*Exercise details*.
Print nothing but the lines from the start of the listing below through the line that contains "(0,0) rectangle (1113,606);". Do not include the pictures.

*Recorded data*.

________________________

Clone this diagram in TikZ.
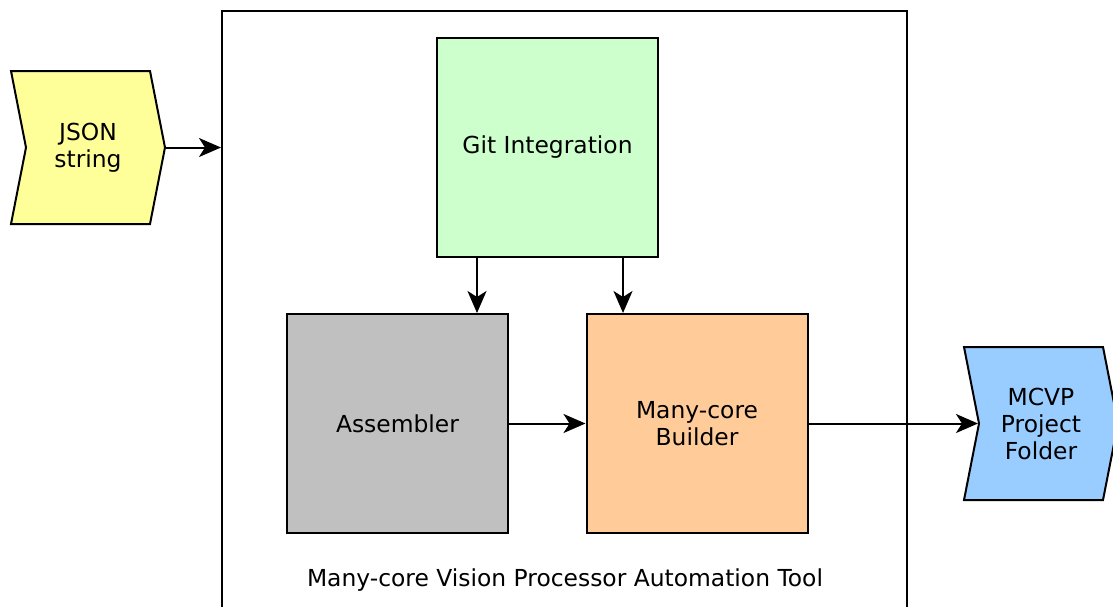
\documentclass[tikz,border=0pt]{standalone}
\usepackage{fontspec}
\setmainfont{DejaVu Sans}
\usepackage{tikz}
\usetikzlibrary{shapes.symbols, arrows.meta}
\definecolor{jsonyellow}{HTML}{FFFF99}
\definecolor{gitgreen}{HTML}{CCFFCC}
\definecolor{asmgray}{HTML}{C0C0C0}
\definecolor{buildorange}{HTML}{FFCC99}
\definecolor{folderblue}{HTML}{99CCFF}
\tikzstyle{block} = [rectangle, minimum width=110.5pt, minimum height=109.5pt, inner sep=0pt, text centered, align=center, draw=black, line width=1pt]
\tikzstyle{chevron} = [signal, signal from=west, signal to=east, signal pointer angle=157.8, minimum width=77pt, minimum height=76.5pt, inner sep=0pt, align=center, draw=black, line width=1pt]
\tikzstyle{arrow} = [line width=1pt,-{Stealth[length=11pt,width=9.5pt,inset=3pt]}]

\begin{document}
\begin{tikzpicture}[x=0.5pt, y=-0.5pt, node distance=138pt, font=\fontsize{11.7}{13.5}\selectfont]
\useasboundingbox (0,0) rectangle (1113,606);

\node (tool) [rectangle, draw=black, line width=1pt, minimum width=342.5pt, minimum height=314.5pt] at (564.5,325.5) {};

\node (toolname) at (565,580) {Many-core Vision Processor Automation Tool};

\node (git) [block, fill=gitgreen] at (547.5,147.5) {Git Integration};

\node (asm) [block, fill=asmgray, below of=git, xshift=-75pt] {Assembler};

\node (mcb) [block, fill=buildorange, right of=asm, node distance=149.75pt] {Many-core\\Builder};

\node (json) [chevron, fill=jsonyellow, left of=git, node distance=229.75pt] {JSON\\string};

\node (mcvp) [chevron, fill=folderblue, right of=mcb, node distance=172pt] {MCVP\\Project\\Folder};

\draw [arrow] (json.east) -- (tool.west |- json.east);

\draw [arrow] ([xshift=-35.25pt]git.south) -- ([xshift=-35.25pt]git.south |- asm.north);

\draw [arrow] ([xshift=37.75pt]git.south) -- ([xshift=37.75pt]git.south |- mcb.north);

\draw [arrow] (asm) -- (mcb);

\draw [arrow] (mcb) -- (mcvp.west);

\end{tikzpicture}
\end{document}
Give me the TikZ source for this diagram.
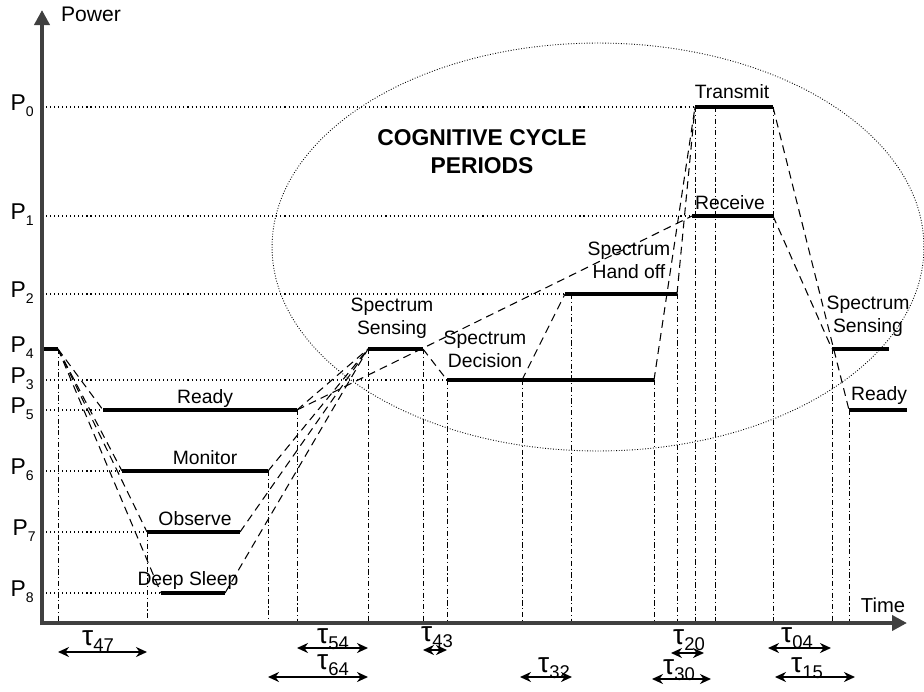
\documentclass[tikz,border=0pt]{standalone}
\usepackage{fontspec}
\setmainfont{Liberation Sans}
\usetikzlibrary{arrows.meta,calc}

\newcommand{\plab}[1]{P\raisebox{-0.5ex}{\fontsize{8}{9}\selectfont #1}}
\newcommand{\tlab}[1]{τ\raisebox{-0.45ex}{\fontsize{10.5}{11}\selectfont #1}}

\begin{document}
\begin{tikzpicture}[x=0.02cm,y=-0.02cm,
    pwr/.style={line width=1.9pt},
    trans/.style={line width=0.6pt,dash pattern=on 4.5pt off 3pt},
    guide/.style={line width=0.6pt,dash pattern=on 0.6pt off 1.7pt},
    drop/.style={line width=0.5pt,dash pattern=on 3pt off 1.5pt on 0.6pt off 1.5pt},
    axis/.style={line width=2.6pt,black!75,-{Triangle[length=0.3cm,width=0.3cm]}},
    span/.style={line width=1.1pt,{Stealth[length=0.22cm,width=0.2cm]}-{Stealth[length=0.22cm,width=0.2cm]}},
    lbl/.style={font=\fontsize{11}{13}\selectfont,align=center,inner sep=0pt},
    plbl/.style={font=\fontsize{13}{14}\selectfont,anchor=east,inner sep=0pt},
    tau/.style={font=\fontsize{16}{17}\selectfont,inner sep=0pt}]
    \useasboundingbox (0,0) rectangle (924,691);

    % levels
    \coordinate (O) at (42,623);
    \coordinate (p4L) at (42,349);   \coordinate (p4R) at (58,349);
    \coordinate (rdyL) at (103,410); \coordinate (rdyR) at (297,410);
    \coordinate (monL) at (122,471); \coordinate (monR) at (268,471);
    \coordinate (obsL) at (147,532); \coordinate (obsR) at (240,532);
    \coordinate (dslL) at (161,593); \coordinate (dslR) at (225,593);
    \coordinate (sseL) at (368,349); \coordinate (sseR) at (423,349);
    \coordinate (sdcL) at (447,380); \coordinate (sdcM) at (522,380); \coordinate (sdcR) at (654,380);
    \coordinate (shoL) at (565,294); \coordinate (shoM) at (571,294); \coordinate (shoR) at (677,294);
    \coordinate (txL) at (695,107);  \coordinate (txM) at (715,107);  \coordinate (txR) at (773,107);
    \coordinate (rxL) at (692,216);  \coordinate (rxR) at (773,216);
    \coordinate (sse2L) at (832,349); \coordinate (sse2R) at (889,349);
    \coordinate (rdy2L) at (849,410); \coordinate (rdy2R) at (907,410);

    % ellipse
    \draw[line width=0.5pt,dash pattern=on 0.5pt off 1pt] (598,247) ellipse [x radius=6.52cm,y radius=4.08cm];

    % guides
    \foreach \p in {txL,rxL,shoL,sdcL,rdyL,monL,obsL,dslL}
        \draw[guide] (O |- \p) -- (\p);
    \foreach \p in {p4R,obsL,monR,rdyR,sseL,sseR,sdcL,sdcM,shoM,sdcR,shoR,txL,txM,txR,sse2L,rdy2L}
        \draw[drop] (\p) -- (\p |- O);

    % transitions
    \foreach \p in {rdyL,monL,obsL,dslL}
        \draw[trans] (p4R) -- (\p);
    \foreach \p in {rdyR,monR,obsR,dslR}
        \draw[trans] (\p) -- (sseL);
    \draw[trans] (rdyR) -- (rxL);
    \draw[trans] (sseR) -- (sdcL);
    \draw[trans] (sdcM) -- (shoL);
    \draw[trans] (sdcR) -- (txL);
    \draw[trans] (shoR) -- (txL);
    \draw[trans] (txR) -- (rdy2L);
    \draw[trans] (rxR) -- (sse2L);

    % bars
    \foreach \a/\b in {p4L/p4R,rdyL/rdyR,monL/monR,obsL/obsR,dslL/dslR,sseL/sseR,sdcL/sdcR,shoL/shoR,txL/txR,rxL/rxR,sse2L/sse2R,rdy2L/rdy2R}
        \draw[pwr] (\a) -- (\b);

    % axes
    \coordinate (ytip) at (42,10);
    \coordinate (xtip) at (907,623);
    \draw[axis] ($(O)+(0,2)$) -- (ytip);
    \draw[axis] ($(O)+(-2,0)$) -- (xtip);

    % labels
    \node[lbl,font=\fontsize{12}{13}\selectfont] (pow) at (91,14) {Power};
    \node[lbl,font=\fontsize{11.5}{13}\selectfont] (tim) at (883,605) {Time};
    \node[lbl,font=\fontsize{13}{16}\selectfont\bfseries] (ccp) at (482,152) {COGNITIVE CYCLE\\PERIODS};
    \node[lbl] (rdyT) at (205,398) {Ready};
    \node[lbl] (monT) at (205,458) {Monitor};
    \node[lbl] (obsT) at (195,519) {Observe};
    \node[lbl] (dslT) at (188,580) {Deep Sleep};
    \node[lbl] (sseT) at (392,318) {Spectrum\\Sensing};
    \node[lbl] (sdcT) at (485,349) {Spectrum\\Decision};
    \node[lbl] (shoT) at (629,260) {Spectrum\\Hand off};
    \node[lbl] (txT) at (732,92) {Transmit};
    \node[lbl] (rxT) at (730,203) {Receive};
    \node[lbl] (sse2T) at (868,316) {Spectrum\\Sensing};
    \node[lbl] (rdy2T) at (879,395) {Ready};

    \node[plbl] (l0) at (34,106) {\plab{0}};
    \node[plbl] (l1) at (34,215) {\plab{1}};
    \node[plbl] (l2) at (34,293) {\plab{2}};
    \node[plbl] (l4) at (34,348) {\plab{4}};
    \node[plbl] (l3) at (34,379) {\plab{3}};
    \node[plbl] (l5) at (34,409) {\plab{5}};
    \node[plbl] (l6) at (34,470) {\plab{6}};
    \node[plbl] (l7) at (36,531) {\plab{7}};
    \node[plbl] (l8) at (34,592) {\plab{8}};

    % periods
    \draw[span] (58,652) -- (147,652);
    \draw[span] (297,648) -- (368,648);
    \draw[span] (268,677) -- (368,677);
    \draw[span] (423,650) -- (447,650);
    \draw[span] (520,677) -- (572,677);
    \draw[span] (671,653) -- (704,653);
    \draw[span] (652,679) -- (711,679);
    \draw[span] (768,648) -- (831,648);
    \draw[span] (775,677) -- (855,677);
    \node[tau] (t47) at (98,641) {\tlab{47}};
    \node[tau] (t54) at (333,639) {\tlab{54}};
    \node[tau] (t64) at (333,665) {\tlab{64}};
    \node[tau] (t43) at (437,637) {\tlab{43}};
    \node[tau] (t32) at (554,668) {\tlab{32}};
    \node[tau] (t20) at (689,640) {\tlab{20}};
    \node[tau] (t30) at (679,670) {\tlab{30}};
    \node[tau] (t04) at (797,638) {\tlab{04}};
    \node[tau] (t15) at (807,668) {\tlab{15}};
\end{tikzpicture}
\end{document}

________________________

*Written answer*.
Clone this diagram in TikZ.
\documentclass[tikz,border=0pt]{standalone}
\usepackage{fontspec}
\setmainfont{DejaVu Sans}
\usepackage{tikz}
\usetikzlibrary{shapes.symbols, arrows.meta}
\definecolor{jsonyellow}{HTML}{FFFF99}
\definecolor{gitgreen}{HTML}{CCFFCC}
\definecolor{asmgray}{HTML}{C0C0C0}
\definecolor{buildorange}{HTML}{FFCC99}
\definecolor{folderblue}{HTML}{99CCFF}
\tikzstyle{block} = [rectangle, minimum width=110.5pt, minimum height=109.5pt, inner sep=0pt, text centered, align=center, draw=black, line width=1pt]
\tikzstyle{chevron} = [signal, signal from=west, signal to=east, signal pointer angle=157.8, minimum width=77pt, minimum height=76.5pt, inner sep=0pt, align=center, draw=black, line width=1pt]
\tikzstyle{arrow} = [line width=1pt,-{Stealth[length=11pt,width=9.5pt,inset=3pt]}]

\begin{document}
\begin{tikzpicture}[x=0.5pt, y=-0.5pt, node distance=138pt, font=\fontsize{11.7}{13.5}\selectfont]
\useasboundingbox (0,0) rectangle (1113,606);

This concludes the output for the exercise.